Tragiczny wypadek na autostradzie A4. 33-letni kierowca “golfa” podróżował pod prąd. Doprowadził do dwóch wypadków, w tym jeden skończył się tragicznie.
27 lipca, około godziny 3:30 na autostradzie A4, doszło do wypadku drogowego z udziałem trzech pojazdów, w którym zginęła 57-letnia kobieta. Policjanci z udziałem prokuratora przez kilka godzin prowadzili oględziny na miejscu zdarzenia, zorganizowano objazdy, ponieważ jezdnia była zablokowana.
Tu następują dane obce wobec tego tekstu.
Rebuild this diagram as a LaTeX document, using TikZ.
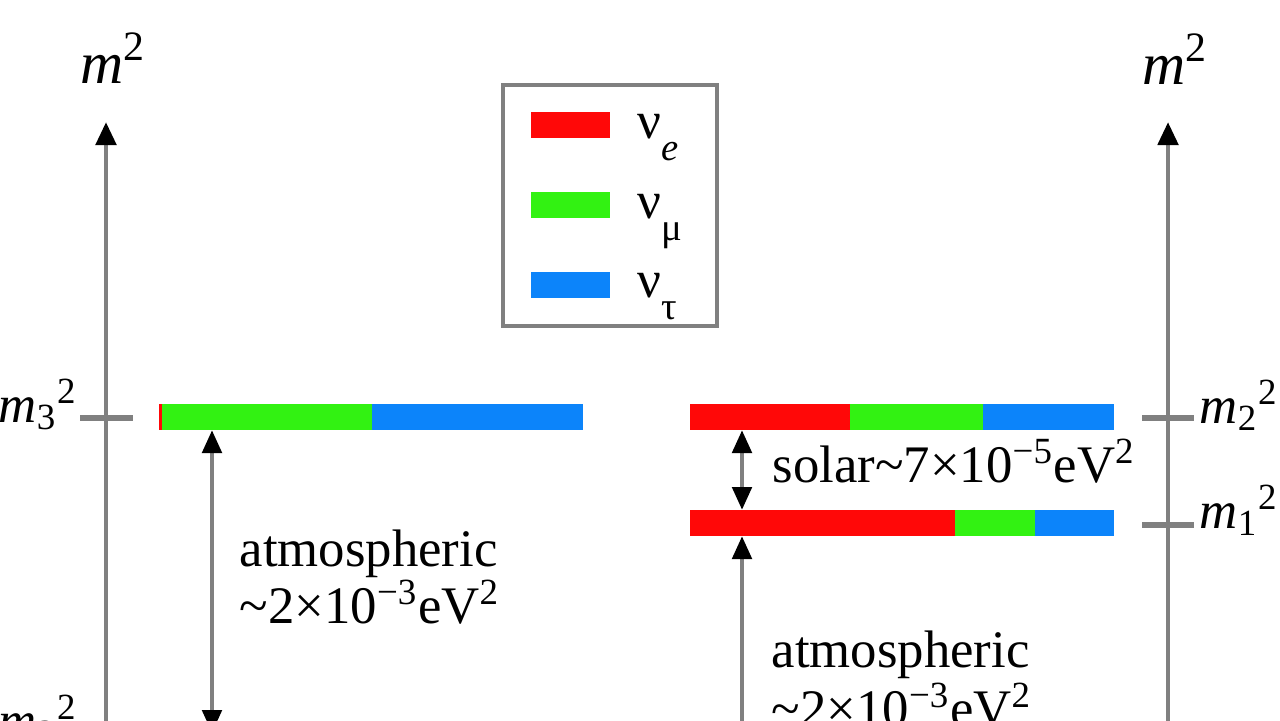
\documentclass[tikz,border=0pt]{standalone}
\usepackage{fontspec}
\setmainfont{Liberation Serif}
\usetikzlibrary{arrows.meta,positioning}

\definecolor{nue}{RGB}{255,8,8}
\definecolor{numu}{RGB}{50,242,18}
\definecolor{nutau}{RGB}{12,132,250}
\definecolor{axisgray}{RGB}{128,128,128}

\newcommand{\msq}[1]{\textit{m}\textsubscript{#1}\textsuperscript{2}}
\newcommand{\flav}[1]{ν\raisebox{-0.42em}{\fontsize{11}{11}\selectfont #1}}

\tikzset{
  seg/.style={minimum height=0.26cm, inner sep=0pt, outer sep=0pt, anchor=west},
  axisline/.style={draw=axisgray, line width=1.4pt, -{Triangle[length=0.23cm,width=0.2cm,black]}},
  tickline/.style={draw=axisgray, line width=1.5pt},
  gap/.style={draw=axisgray, line width=1.4pt,
    {Triangle[length=0.23cm,width=0.19cm,black]}-{Triangle[length=0.23cm,width=0.19cm,black]}},
  lbl/.style={inner sep=0pt, anchor=base west, font=\fontsize{15}{18}\selectfont},
}

\begin{document}
\begin{tikzpicture}[x=0.01cm, y=-0.01cm]
	\useasboundingbox (0,0) rectangle (1280,720);
	\clip (0,0) rectangle (1280,720);
	% Axes:
	\coordinate (laxbot) at (106,800);
	\coordinate (laxtop) at (106,122);
	\coordinate (raxbot) at (1168,800);
	\coordinate (raxtop) at (1168,122);
	\draw[axisline] (laxbot) -- (laxtop);
	\draw[axisline] (raxbot) -- (raxtop);
	\node[inner sep=0pt, anchor=base west, font=\fontsize{17}{20}\selectfont] (lm) at (80,83) {\textit{m}\textsuperscript{2}};
	\node[inner sep=0pt, anchor=base west, font=\fontsize{17}{20}\selectfont] (rm) at (1142,84) {\textit{m}\textsuperscript{2}};
	% Legend:
	\node[draw=axisgray, line width=1.2pt, minimum width=2.14cm, minimum height=2.41cm] (legend) at (610,205.5) {};
	\node[seg, fill=nue, minimum width=0.79cm] (keye) at (531,125) {};
	\node[seg, fill=numu, minimum width=0.79cm] (keymu) at (531,205) {};
	\node[seg, fill=nutau, minimum width=0.79cm] (keytau) at (531,284.5) {};
	\node[lbl] (txte) at (637,138) {\flav{\textit{e}}};
	\node[lbl] (txtmu) at (637,218) {\flav{μ}};
	\node[lbl] (txttau) at (637,297) {\flav{τ}};
	% Left levels:
	\node[seg, fill=nue, minimum width=0.03cm] (m3e) at (159,417) {};
	\node[seg, fill=numu, minimum width=2.10cm, right=0pt of m3e] (m3mu) {};
	\node[seg, fill=nutau, minimum width=2.11cm, right=0pt of m3mu] (m3tau) {};
	\coordinate (lt3a) at (80,418);
	\coordinate (lt3b) at (133,418);
	\draw[tickline] (lt3a) -- (lt3b);
	\node[inner sep=0pt, anchor=base east, font=\fontsize{15}{18}\selectfont] (lm3) at (78,422) {\msq{3}};
	\node[inner sep=0pt, anchor=base east, font=\fontsize{15}{18}\selectfont] (lm2) at (78,738) {\msq{2}};
	\coordinate (atmlbot) at (212,733);
	\draw[gap] (m3mu.south -| atmlbot) -- (atmlbot);
	\node[lbl] (atml1) at (239,566) {atmospheric};
	\node[lbl] (atml2) at (239,623) {\textasciitilde 2×10\textsuperscript{−3}eV\textsuperscript{2}};
	% Right levels:
	\node[seg, fill=nue, minimum width=1.60cm] (m2e) at (690,417) {};
	\node[seg, fill=numu, minimum width=1.33cm, right=0pt of m2e] (m2mu) {};
	\node[seg, fill=nutau, minimum width=1.31cm, right=0pt of m2mu] (m2tau) {};
	\node[seg, fill=nue, minimum width=2.65cm] (m1e) at (690,523) {};
	\node[seg, fill=numu, minimum width=0.80cm, right=0pt of m1e] (m1mu) {};
	\node[seg, fill=nutau, minimum width=0.79cm, right=0pt of m1mu] (m1tau) {};
	\coordinate (rt2a) at (1142,418);
	\coordinate (rt2b) at (1194,418);
	\coordinate (rt1a) at (1142,525);
	\coordinate (rt1b) at (1194,525);
	\draw[tickline] (rt2a) -- (rt2b);
	\draw[tickline] (rt1a) -- (rt1b);
	\node[inner sep=0pt, anchor=base west, font=\fontsize{15}{18}\selectfont] (rm2) at (1199,423) {\msq{2}};
	\node[inner sep=0pt, anchor=base west, font=\fontsize{15}{18}\selectfont] (rm1) at (1199,528) {\msq{1}};
	\coordinate (solx) at (742,0);
	\coordinate (atmrbot) at (742,840);
	\draw[gap] (m2e.south -| solx) -- (m1e.north -| solx);
	\draw[gap] (m1e.south -| solx) -- (atmrbot);
	\node[lbl] (sol) at (772,482) {solar\textasciitilde 7×10\textsuperscript{−5}eV\textsuperscript{2}};
	\node[lbl] (atmr1) at (771,667) {atmospheric};
	\node[lbl] (atmr2) at (771,726) {\textasciitilde 2×10\textsuperscript{−3}eV\textsuperscript{2}};
\end{tikzpicture}
\end{document}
Wstępnie ustalono, że 33-latek, kierujący samochodem marki VW Golf na węźle Balice wjechał – pod prąd – na jezdnię prowadzącą w kierunku Katowic. Na 406 kilometrze autostrady volkswagen zderzył się z dostawczym samochodem Iveco, po czym uderzył w bariery energochłonne, a następnie zderzył się z osobowym suzuki.
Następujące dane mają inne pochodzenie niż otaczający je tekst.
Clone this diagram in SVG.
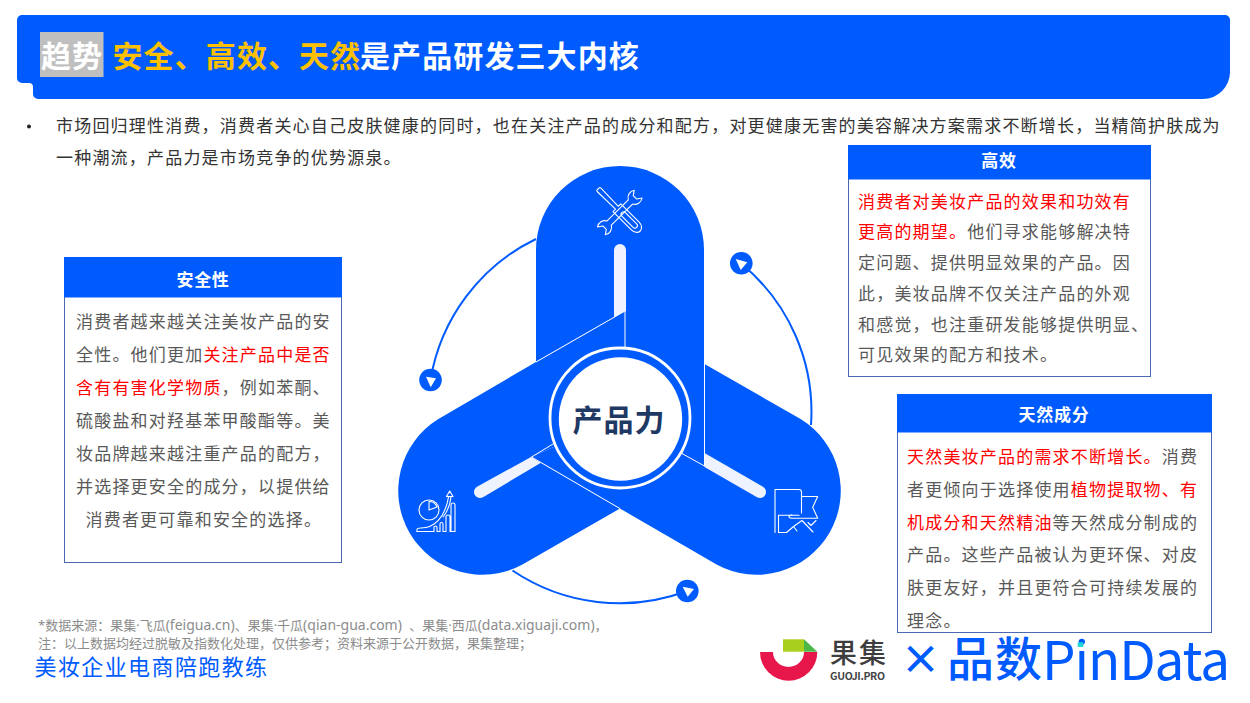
<svg xmlns="http://www.w3.org/2000/svg" width="1250" height="703" viewBox="0 0 1250 703">
<style>
text{font-family:"Noto Sans CJK SC","Noto Sans",sans-serif}
.b{fill:#005bff}
.body{font-size:17px;letter-spacing:1.200px;fill:#595959}
.r{fill:#ff0000}
.hd{font-size:17px;font-weight:700;fill:#fff;text-anchor:middle;letter-spacing:.7px}
.box{fill:#fff;stroke:#4a69ae;stroke-width:1}
.seam{stroke:#fff;stroke-width:1;fill:none}
.ic{stroke:#fff;stroke-width:1.100;fill:none;stroke-linejoin:round;stroke-linecap:round}
.arc{stroke:#005bff;stroke-width:2;fill:none}
.tt{font-size:30px;font-weight:700;letter-spacing:1.100px}
.fn{font-size:13px;fill:#8c8c8c;font-family:"Noto Sans","Noto Sans CJK SC",sans-serif}
.la{font-size:14px}
</style>
<g id="banner">
<path class="b" d="M22,15H1225a5,5 0 0 1 5,5V72a27,27 0 0 1 -27,27H38a5,5 0 0 1 -5,-5V87a4,4 0 0 0 -4,-4H22a5,5 0 0 1 -5,-5V20a5,5 0 0 1 5,-5Z"/>
<rect x="40" y="32" width="63.500" height="45" fill="#bfbfbf"/>
<text class="tt" x="41" y="66.500" fill="#fff">趋势</text>
<text class="tt" x="112.500" y="66.500" fill="#ffc000">安全、高效、天然</text>
<text class="tt" x="360" y="66.500" fill="#fff">是产品研发三大内核</text>
</g>
<g id="intro">
<circle cx="29" cy="126.500" r="2" fill="#222"/>
<text class="body" x="56" y="132" style="fill:#333">市场回归理性消费，消费者关心自己皮肤健康的同时，也在关注产品的成分和配方，对更健康无害的美容解决方案需求不断增长，当精简护肤成为</text>
<text class="body" x="56" y="164" style="fill:#333">一种潮流，产品力是市场竞争的优势源泉。</text>
</g>
<g id="connectors">
<path class="arc" d="M536,239A191.500,191.500 0 0 0 430.500,380"/>
<path class="arc" d="M741,263.500A191.500,191.500 0 0 1 811,425"/>
<path class="arc" d="M512.500,570.500A191.500,191.500 0 0 0 687,591"/>
<circle class="b" cx="430.500" cy="380" r="11.300"/><path d="M426,376.700L436,378.300L430.700,387.300Z" fill="#fff"/>
<circle class="b" cx="741.300" cy="263.300" r="11.300"/><path d="M735.700,259L747.300,262.300L740.700,270Z" fill="#fff"/>
<circle class="b" cx="687.300" cy="591" r="11.300"/><path d="M682.700,586.700L694,589L687.700,596.700Z" fill="#fff"/>
</g>
<g id="lobe-top">
<path class="b" d="M536,362V250A84,84 0 0 1 704,250V466L620,418L625,311Z"/>
<path d="M614,250a6,6 0 0 1 12,0V311L614,318Z" fill="#eef3ff"/>
<g class="ic" transform="translate(619.700,210.500) rotate(45)">
<path d="M-30.500,-1.500Q-30.500,-2.500 -29,-2.500L-4,-2V-5.500H22a7,5.500 0 0 1 0,11H-4V2L-29,2.500Q-30.500,2.500 -30.500,1.500Z"/>
<rect x="3" y="-2.500" width="21" height="5" rx="2.500"/>
</g>
<g class="ic" transform="translate(619.800,212.500) rotate(-45)">
<path d="M-15,-3H15A7.500,7.500 0 0 1 26,-5.500L21.500,-2.500V2.500L26,5.500A7.500,7.500 0 0 1 15,3H-15A7.500,7.500 0 0 1 -26,5.500L-21.500,2.500V-2.500L-26,-5.500A7.500,7.500 0 0 1 -15,-3Z"/>
</g>
</g>
<g id="lobe-left">
<path class="b" d="M536,362L625,311V420L620,418L531,457L620,508.600L522,564.700A84,84 0 0 1 438,419.300Z"/>
<path d="M477,486.800L531,457L541,462.800L483,497.200A6,6 0 0 1 477,486.800Z" fill="#eef3ff"/>
<g class="ic">
<circle cx="429" cy="510" r="10"/>
<path d="M429,510V501.500A8.500,8.500 0 0 1 437,507Z"/>
<path d="M417,531.500V529.500Q417,528 421,528C434,528 445,518 448.500,497"/>
<path d="M417,531.500H434V527.500a1.500,1.500 0 0 1 3,0V531.500H440V524a1.500,1.500 0 0 1 3,0V531.500H446V517a2,2 0 0 1 4,0V531.500H451V505a2,2 0 0 1 4,0V531.500H451"/>
<path d="M449.700,491L446.500,496.500H453Z"/>
<path d="M451,497C450,506 447,512 443,517"/>
</g>
</g>
<g id="lobe-right">
<path class="b" d="M704.500,364L801,419.300A84,84 0 0 1 717,564.700L531,457L620,418L704.500,466Z"/>
<path d="M704.500,453L763,486.800A6,6 0 0 1 757,497.200L704.500,467Z" fill="#eef3ff"/>
<g class="ic">
<path d="M775,532.500V489.500H799Q801.500,489.500 801.500,492V513"/>
<path d="M778.500,532.500V515.300H799"/>
<path d="M801.500,496.500H817.700L812.700,507.300L817.700,518.300H792.500Q789,518.300 789,516.500Q789,515 792,515"/>
<path d="M778.500,532.500H786.500L793.500,526.500L797,531M793.500,526.500L802,520.500L813,532M808,522.500L811,525.500L816,520.500"/>
</g>
</g>
<g id="seams">
<path class="seam" d="M536,362L625,311V347"/>
<path class="seam" d="M704.500,364V466L681,453"/>
<path class="seam" d="M620,508.600L531.500,457L553,444"/>
</g>
<g id="core">
<circle cx="620" cy="418" r="70" fill="#005bff" stroke="#fff" stroke-width="2.800"/>
<circle cx="620.500" cy="419" r="61.700" fill="#fff"/>
<text x="619" y="431" font-size="30" font-weight="700" fill="#1f3864" text-anchor="middle" letter-spacing="1">产品力</text>
</g>
<g id="box-safety">
<rect class="box" x="64.500" y="257.500" width="277" height="305"/>
<rect class="b" x="64" y="257" width="278" height="40.500"/>
<text class="hd" x="203" y="286">安全性</text>
<text class="body" x="76" y="328">消费者越来越关注美妆产品的安</text>
<text class="body" x="76" y="361">全性。他们更加<tspan class="r">关注产品中是否</tspan></text>
<text class="body" x="76" y="394"><tspan class="r">含有有害化学物质</tspan>，例如苯酮、</text>
<text class="body" x="76" y="427">硫酸盐和对羟基苯甲酸酯等。美</text>
<text class="body" x="76" y="460">妆品牌越来越注重产品的配方，</text>
<text class="body" x="76" y="493">并选择更安全的成分，以提供给</text>
<text class="body" x="85.500" y="526">消费者更可靠和安全的选择。</text>
</g>
<g id="box-efficient">
<rect class="box" x="848.500" y="145.500" width="302" height="231"/>
<rect class="b" x="848" y="145" width="303" height="34.500"/>
<text class="hd" x="999" y="167">高效</text>
<text class="body" x="858" y="208"><tspan class="r">消费者对美妆产品的效果和功效有</tspan></text>
<text class="body" x="858" y="238"><tspan class="r">更高的期望。</tspan>他们寻求能够解决特</text>
<text class="body" x="858" y="269">定问题、提供明显效果的产品。因</text>
<text class="body" x="858" y="300">此，美妆品牌不仅关注产品的外观</text>
<text class="body" x="858" y="331">和感觉，也注重研发能够提供明显、</text>
<text class="body" x="858" y="361">可见效果的配方和技术。</text>
</g>
<g id="box-natural">
<rect class="box" x="897.500" y="394.500" width="314" height="238"/>
<rect class="b" x="897" y="394" width="315" height="38.500"/>
<text class="hd" x="1054" y="421">天然成分</text>
<text class="body" x="907" y="463"><tspan class="r">天然美妆产品的需求不断增长。</tspan>消费</text>
<text class="body" x="907" y="496">者更倾向于选择使用<tspan class="r">植物提取物、有</tspan></text>
<text class="body" x="907" y="529"><tspan class="r">机成分和天然精油</tspan>等天然成分制成的</text>
<text class="body" x="907" y="561">产品。这些产品被认为更环保、对皮</text>
<text class="body" x="907" y="594">肤更友好，并且更符合可持续发展的</text>
<text class="body" x="907" y="627">理念。</text>
</g>
<g id="footer">
<text class="fn" x="38" y="630" xml:space="preserve">*数据来源：果集·飞瓜<tspan class="la">(feigua.cn)</tspan>、果集·千瓜<tspan class="la">(qian-gua.com)  </tspan>、果集·西瓜<tspan class="la">(data.xiguaji.com)</tspan>，</text>
<text class="fn" x="38" y="648">注：以上数据均经过脱敏及指数化处理，仅供参考；资料来源于公开数据，果集整理；</text>
<text x="34.500" y="675" font-size="22" letter-spacing="1.400" fill="#005bff">美妆企业电商陪跑教练</text>
</g>
<g id="logos">
<path d="M760,652H773A15.500,15 0 0 0 804,652H817.300A28.650,28.700 0 0 1 760,652Z" fill="#e8174b"/>
<rect x="783" y="639.300" width="21" height="12.400" fill="#a8cf1c"/>
<path d="M804,639.300L817.300,651.700H804Z" fill="#4cb848"/>
<text x="830" y="663" font-size="27" font-weight="500" fill="#3d3d3d" textLength="56">果集</text>
<text x="830" y="679.500" font-size="10.500" font-weight="700" fill="#444" font-family="Liberation Sans" textLength="55">GUOJI.PRO</text>
<text x="920.500" y="674" font-size="40" font-weight="700" fill="#005bff" text-anchor="middle" font-family="Liberation Sans">×</text>
<text x="947" y="676" font-size="47" font-weight="500" fill="#005bff" textLength="95">品数</text>
<text x="1042" y="680" font-size="53" fill="#005bff" font-family="Noto Sans" textLength="188">PinData</text>
<rect x="1077.700" y="642.300" width="5.600" height="4.600" fill="#1fd6d6"/>
</g>
</svg>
Kierująca samochodem suzuki poniosła śmierć na miejscu, natomiast pasażer tego auta – z niezagrażającymi życiu urazami – został przewieziony do szpitala. Pozostali uczestnicy wypadku nie odnieśli poważniejszych obrażeń.Kierowcę volkswagena przebadano urządzeniem elektronicznym – był trzeźwy. Pobrano mu krew do dalszych badań na zawartości alkoholu i podobnie działających substancji. Policjanci zatrzymali jego prawo jazdy.
Śledczy podjęli także decyzję o zatrzymaniu kierowcy, został on przebadany przez lekarzy i obecnie przebywa na obserwacji psychiatrycznej.
Śledztwo w tej sprawie prowadzić będzie Prokuratura Rejonowa Kraków – Prądnik Biały.